Point Break: Redux

1.

I had very little memory of the film when I switched it on to pass a recent Saturday evening, and was concerned that watching an ‘old’ film from my teenaged years had become a recreational activity worthy of my time.

Originally, I saw it way back in 1991 with some friends. There was something about making our own way to the cinema and watching it without the presence of adults. I barely remembered the film; more than that, I remember the feeling it gave me, and there was something it triggered, similar to The Karate Kid, when I was much younger. We didn’t know it at the time, but as adolescents, we were looking for a way of striking out on our own, finding purpose, starting a quest.

It was the film’s preoccupation with a secret mystical life, or engaging in a physical discipline as the gateway to the experience of a life which transcended the everyday. For Daniel San, it was something he practiced, and was inducted into by his sensei, Mr Miyagi.

For the surfers in Point Break, it is the supposedly idealistic Bodhi (short for bodhisattva – an enlightened being), who guides them on their quest to the place where you ‘lose yourself and find yourself’, the point break, or ignition point, of transcendent experience.

The film opens with footage of the film’s principal characters engaged in action: Johnny Utah, played by Keanu Reeves, is negotiating the FBI shooting range, while Bodhi cuts across the face of an incipient breaker at dawn. The film’s titles, the words ‘Point Break’, run across the screen from opposite directions, passing through one another until the title fills the screen.

You know you’re watching an action film; the title sequence presages the collision between the warrior and the mystic.

The film is built on a fantastic premise. A young, hot-shot FBI graduate is tasked with investigating a string of bank robberies executed by a gang known as the ex-presidents; a gang of four thieves who have remained successful because they are methodical, professional and never get greedy.

The idea of a group of surfers financing the pursuit of an endless summer by robbing banks, essentially a victimless crime if conducted safely because insurance companies are footing the bill, is a daring concept that an audience can, in good conscience, easily get on board with.

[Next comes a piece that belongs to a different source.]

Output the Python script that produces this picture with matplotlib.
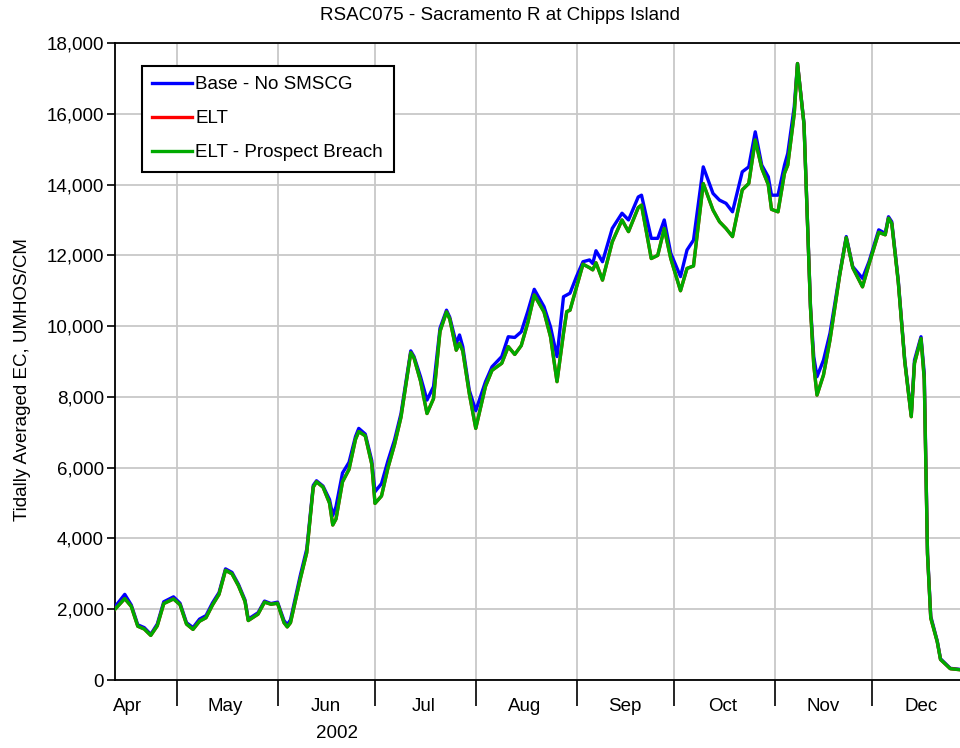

In order to develop a cover, Johnny Utah first needs to learn to surf. He stalks a woman, Taylor, who reprimands him for his lack of etiquette at the break, and fashions a pretty significant lie as the basis for developing a relationship with her.

That relationship is initially a mentorship, as she teaches him to surf. This is, at least, a significant departure from films of this ilk, populated by an overwhelmingly male cast. You’ve got a significant female character who is also engaged in a discipline which is viewed as the domain of men. She actively provides an alternative perspective on surfing and what it means as a spiritual, not just recreational, activity.  

There is a lovely piece of misdirection at work in the film’s early acts, when Johnny thinks the gang he has been tracking are the ex-presidents, when in actual fact, the presidents are the gang he has inadvertently joined.

The debunking of this hypothesis introduces the audience to a character who becomes a fulcrum point in the story. It turns out that the gang who Utah has mistakenly taken for the presidents are, in fact, dealing drugs and being pursued by an undercover cop whose months of deep cover dissolve in a hail of FBI bullets.

He charges into the kitchen with a bag of drugs and demands to know, from Utah and his senior partner, if they think he likes wearing surfer clothes, likes not cutting his hair, and enjoys the fact his wife doesn’t want him sleeping at home because he stinks. The truth is, Utah likes it. He’s close to joining the opposition team, because he understands them.